Salí despedido para caer de espaldas al suelo entre los niños y sus caritas de cachondeo.
Me recibió sin contemplaciones, como a uno más, y el combate duró lo que él quiso. Para mí fue como intentar desplazar una pared y en un momento dado -más o menos treinta segundos después de empezar- la pared me empujó a mí con una facilidad insolente y salí despedido para caer de espaldas al suelo entre los niños y sus caritas de cachondeo.
Esa misma tarde, con un sincero dolor de espalda, acudimos al estadio Ryogoku Kokugikan donde tenían lugar los combates de verdad. De hecho, en Tokio se estaba celebrando una de las siete citas internacionales más importantes de este deporte. Los luchadores empequeñecían los taxis en los que llegaban aclamados por la multitud. La mayoría medía más de dos metros de alto y tal vez también de ancho.

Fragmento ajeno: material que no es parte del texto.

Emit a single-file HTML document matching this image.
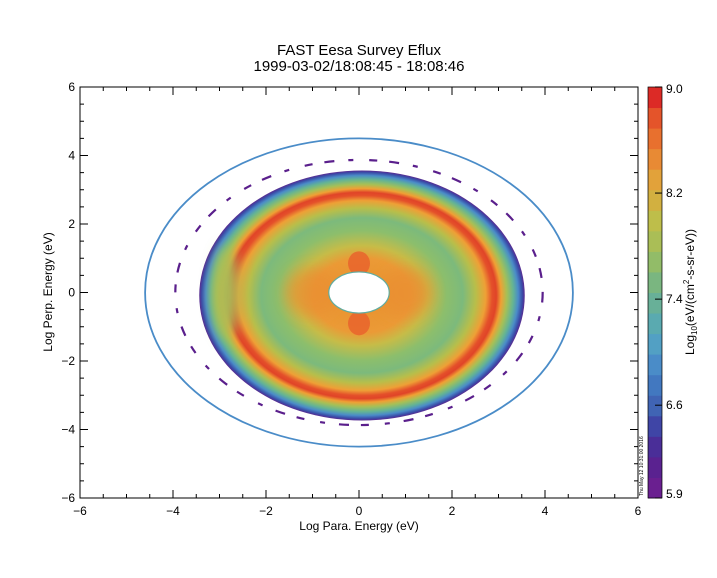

Durante una hora y media estuvimos presenciando colisiones humanas, cientos de kilos de carne chocando con una agilidad impropia de aquella envergadura. Luego rodaban por la arena como bailarines y el ganador se retiraba sin una sola mueca de alegría, como si el deber de ganar fuera mucho más grave que la propia victoria.
Nuestros primeros pasos en Pacífico habían sido limpios, sacros y hasta violentos y nos llevamos de Tokio una sensación rara. Seguía sin entender el país, tan drástico en sus diferencias, tan poco parecido a nada. Y ese desconcierto no hacía más que alimentar mis ganas por seguir recorriendo Japón.